Similarly, the piece, “I Remember Way Back When,” located across from “Baby Bling,” conveys the same feeling of nostalgia. As a partner to “Bling Baby,” “I Remember Way Back When” is a row of eleven giant sculpted pieces of red stained wood, designed to resemble plastic hair clips.The vibrant red and exaggerated scale of the pieces turn everyday objects into artwork, emphasizing their presence and significance in the lives of young girls.

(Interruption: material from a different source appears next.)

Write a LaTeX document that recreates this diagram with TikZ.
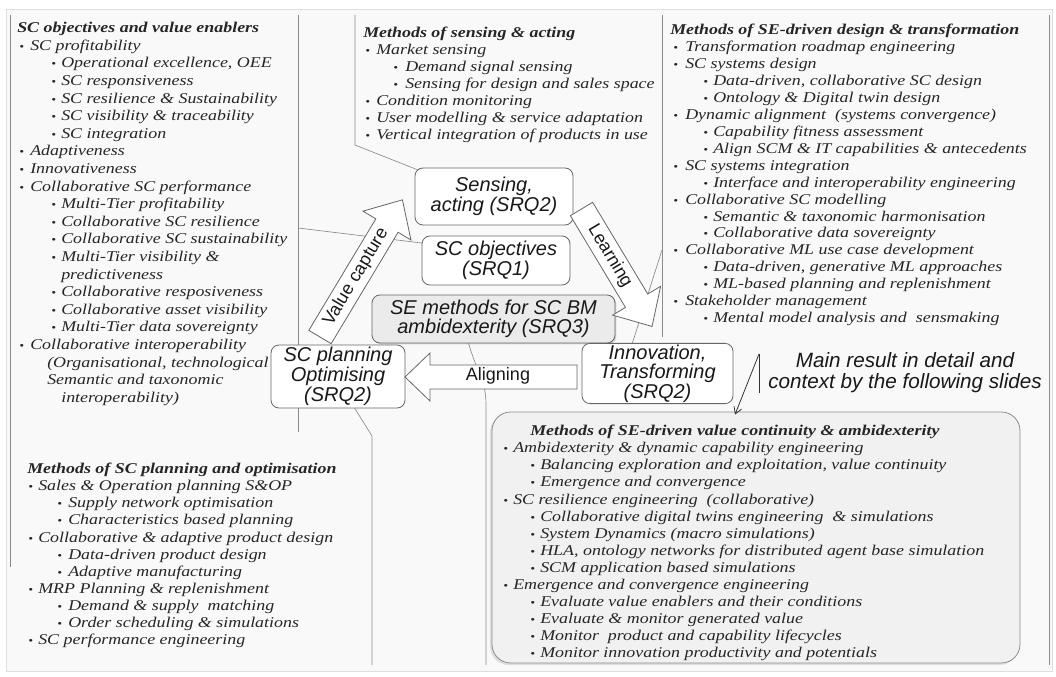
\documentclass[tikz,border=0pt]{standalone}
\usepackage{fontspec}
\setmainfont{Liberation Serif}[FakeStretch=1.2]
\newfontfamily\arialfont{Liberation Sans}
\usetikzlibrary{calc,arrows.meta,shadows,backgrounds}
% one drawing unit = one pixel of a 1056 x 677 canvas
\newdimen\pxu \pxu=0.75pt
\newdimen\bA \newdimen\tA \newdimen\bB \newdimen\tB
% bullet and text indents of the two list levels
\newcommand\setind[4]{\global\bA=#1\pxu\global\tA=#2\pxu\global\bB=#3\pxu\global\tB=#4\pxu}
\newcommand\blt{\scalebox{0.75}{\textbullet}}
\newcommand\itA[1]{\\\hspace*{\bA}\makebox[\dimexpr\tA-\bA\relax][l]{\blt}#1}
\newcommand\itB[1]{\\\hspace*{\bB}\makebox[\dimexpr\tB-\bB\relax][l]{\blt}#1}
\newcommand\itC[2]{\\\hspace*{#1\pxu}#2}
% outline of a block arrow along the local x axis: length, head length, shaft half width, head half width
\newcommand\fatpath[4]{(0,-#3) -- (#1-#2,-#3) -- (#1-#2,-#4) -- (#1,0) -- (#1-#2,#4) -- (#1-#2,#3) -- (0,#3) -- cycle}
\begin{document}
\begin{tikzpicture}[x=0.75pt,y=-0.75pt,
  panel/.style={anchor=north west, align=left, inner sep=0pt, text=black!85},
  sepline/.style={draw=black!45, line width=0.5pt},
  srq/.style={draw=black!60, line width=0.6pt, fill=white, rounded corners=6pt,
    align=center, inner sep=1pt, text=black!90,
    font=\arialfont\itshape\fontsize{15}{14.6}\selectfont},
  fat/.style={draw=black!60, line width=0.6pt, fill=white},
  fatlabel/.style={inner sep=0pt, text=black!90, font=\arialfont\fontsize{13.5}{14}\selectfont},
]
\useasboundingbox (0,0) rectangle (1056,677);
\begin{scope}[on background layer]
\fill[white] (0,0) rectangle (1056,677);
\filldraw[fill=gray!5, draw=gray!25] (6,9) rectangle (1052,671);
\end{scope}

% panel separators
\coordinate (lp) at (298,228);
\coordinate (rp) at (662,250);
\draw[sepline] (10,15) -- (10,567);
\draw[sepline] (298,15) -- (298,432);
\draw[sepline] (662,15) -- (662,337);
\draw[sepline] (1049,15) -- (1049,665);
\draw[sepline] (372,665) -- (372,436) -- (352,404);

% list panels
\setind{2}{13}{34}{44}
\node[panel, font=\itshape\fontsize{11.2}{13.2}\selectfont] (objlist) at (17,22) {%
\textbf{SC objectives and value enablers}
\itA{SC profitability}
\itB{Operational excellence, OEE}
\itB{SC responsiveness}
\itB{SC resilience \& Sustainability}
\itB{SC visibility \& traceability}
\itB{SC integration}
\itA{Adaptiveness}
\itA{Innovativeness}
\itA{Collaborative SC performance}
\itB{Multi-Tier profitability}
\itB{Collaborative SC resilience}
\itB{Collaborative SC sustainability}
\itB{Multi-Tier visibility \&}
\itC{44}{predictiveness}
\itB{Collaborative resposiveness}
\itB{Collaborative asset visibility}
\itB{Multi-Tier data sovereignty}
\itA{Collaborative interoperability}
\itC{30}{(Organisational, technological}
\itC{30}{Semantic and taxonomic}
\itC{44}{interoperability)}};

\setind{2}{13}{30}{42}
\node[panel, font=\itshape\fontsize{11.2}{12.7}\selectfont] (senslist) at (363,27) {%
\textbf{Methods of sensing \& acting}
\itA{Market sensing}
\itB{Demand signal sensing}
\itB{Sensing for design and sales space}
\itA{Condition monitoring}
\itA{User modelling \& service adaptation}
\itA{Vertical integration of products in use}};

\setind{3}{15}{33}{43}
\node[panel, font=\itshape\fontsize{11.2}{12.7}\selectfont] (designlist) at (670,24) {%
\textbf{Methods of SE-driven design \& transformation}
\itA{Transformation roadmap engineering}
\itA{SC systems design}
\itB{Data-driven, collaborative SC design}
\itB{Ontology \& Digital twin design}
\itA{Dynamic alignment\ \ (systems convergence)}
\itB{Capability fitness assessment}
\itB{Align SCM \& IT capabilities \& antecedents}
\itA{SC systems integration}
\itB{Interface and interoperability engineering}
\itA{Collaborative SC modelling}
\itB{Semantic \& taxonomic harmonisation}
\itB{Collaborative data sovereignty}
\itA{Collaborative ML use case development}
\itB{Data-driven, generative ML approaches}
\itB{ML-based planning and replenishment}
\itA{Stakeholder management}
\itB{Mental model analysis and\ \ sensmaking}};

\setind{1}{11}{30}{41}
\node[panel, font=\itshape\fontsize{11.2}{12.8}\selectfont] (planlist) at (27,463) {%
\textbf{Methods of SC planning and optimisation}
\itA{Sales \& Operation planning S\&OP}
\itB{Supply network optimisation}
\itB{Characteristics based planning}
\itA{Collaborative \& adaptive product design}
\itB{Data-driven product design}
\itB{Adaptive manufacturing}
\itA{MRP Planning \& replenishment}
\itB{Demand \& supply\ \ matching}
\itB{Order scheduling \& simulations}
\itA{SC performance engineering}};

% central research question boxes
\node[srq, minimum width=158*0.75pt, minimum height=57*0.75pt] (sens) at (494,196.5) {Sensing,\\acting (SRQ2)};
\node[srq, minimum width=148*0.75pt, minimum height=49*0.75pt] (obj) at (496,260.5) {SC objectives\\(SRQ1)};
\node[srq, fill=gray!16, drop shadow={opacity=0.3, shadow xshift=1pt, shadow yshift=-1pt},
  minimum width=243*0.75pt, minimum height=48*0.75pt] (sem) at (493.5,319) {SE methods for SC BM\\ambidexterity (SRQ3)};
\node[srq, minimum width=134*0.75pt, minimum height=63*0.75pt,
  font=\arialfont\itshape\fontsize{15}{13.4}\selectfont] (plan) at (338,376.5) {SC planning\\Optimising\\(SRQ2)};
\node[srq, minimum width=151*0.75pt, minimum height=59*0.75pt] (inno) at (657.5,373.5) {Innovation,\\Transforming\\(SRQ2)};

% callout lines running behind the boxes and block arrows
\begin{scope}[on background layer]
\draw[sepline] (355,15) -- (355,145) -- ($(sens.north west)+(5,3)$);
\draw[sepline] (lp) -- ($(obj.north west)+(5,8)$);
\draw[sepline] (rp) -- ($(inno.north)+(-27,6)$);
\draw[sepline] ($(sem.south)+(-26,-4)$) .. controls (476,372) and (486,378) .. (486,405) -- (486,665);
\end{scope}

% block arrows
\begin{scope}[shift={(320,337)}, rotate=59]
  \draw[fat] \fatpath{160}{30}{13}{28};
  \node[fatlabel, transform shape] (vcap) at (70,0) {Value capture};
\end{scope}
\begin{scope}[shift={(581.5,209)}, rotate=-59]
  \draw[fat] \fatpath{137}{30}{13}{28};
  \node[fatlabel, transform shape] (learn) at (55,0) {Learning};
\end{scope}
\begin{scope}[shift={(577,377)}, rotate=180]
  \draw[fat] \fatpath{172}{25}{12}{24};
\end{scope}
\node[fatlabel] (align) at (498,376) {Aligning};

% value continuity and ambidexterity panel
\node[draw=black!45, fill=gray!11, line width=0.6pt, rounded corners=14pt,
  minimum width=528*0.75pt, minimum height=251*0.75pt, inner sep=0pt,
  drop shadow={opacity=0.22, shadow xshift=-1.5pt, shadow yshift=-1.5pt}] (cont) at (756,537.5) {};
\setind{0}{10}{27}{37}
\node[panel, font=\itshape\fontsize{11.2}{12.8}\selectfont] (contlist) at (503,425) {%
\hspace*{27\pxu}\textbf{Methods of SE-driven value continuity \& ambidexterity}
\itA{Ambidexterity \& dynamic capability engineering}
\itB{Balancing exploration and exploitation, value continuity}
\itB{Emergence and convergence}
\itA{SC resilience engineering\ \ (collaborative)}
\itB{Collaborative digital twins engineering\ \ \& simulations}
\itB{System Dynamics (macro simulations)}
\itB{HLA, ontology networks for distributed agent base simulation}
\itB{SCM application based simulations}
\itA{Emergence and convergence engineering}
\itB{Evaluate value enablers and their conditions}
\itB{Evaluate \& monitor generated value}
\itB{Monitor\ \ product and capability lifecycles}
\itB{Monitor innovation productivity and potentials}};

% pointer to the detailed result
\node[inner sep=0pt, align=center, text=black!90,
  font=\arialfont\itshape\fontsize{15.5}{15.8}\selectfont] (mres) at (905,372.5)
  {Main result in detail and\\context by the following slides};
\coordinate (mrtop) at (759,354);
\coordinate (mrbar) at (759,393);
\draw[black!80, line width=0.6pt] (mrtop) -- (mrbar);
\draw[black!80, line width=0.6pt, -{Straight Barb[length=5pt,width=6pt]}] (mrtop) -- ($(cont.north)+(-21,3)$);
\end{tikzpicture}
\end{document}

Massey ties every piece in the exhibit back to her family. “I’ve Got Bundles and I Got Flewed Out (Green)” is a wall of kanekalon hair styled by Massey’s personal stylist. All the hairstyles are in shades of green, standing out against the black wall. The piece pays homage to Detroit as the “Black hair capital of the world” and Massey’s family. “The hair wall kind of looks like a succulent wall. So it’s really about growth, it’s about labor, it’s about relationships, it’s about the familial,” Massey told Hampton. Dawn, a patron of the DIA, reacted to the piece, saying, “I think it’s very artistic, I love it. And I’m thinking that’s Rapunzel,” pointing to a longer ponytail.

Currently, Massey is working on building her own space in Detroit for young Black artists. She is also working on her first bronze commission for the WNBA team and a commission for the Charlotte Mecklenburg Library. In the future, she hopes to establish a Tiff Massey Sculpture park in Detroit and represent the USA in the Venice Biennale, an international cultural exhibition hosted annually.

“7 Mile + Livernois” will be on display at the DIA until May 11, 2025. Admission is free for residents of Wayne, Oakland and Macomb counties.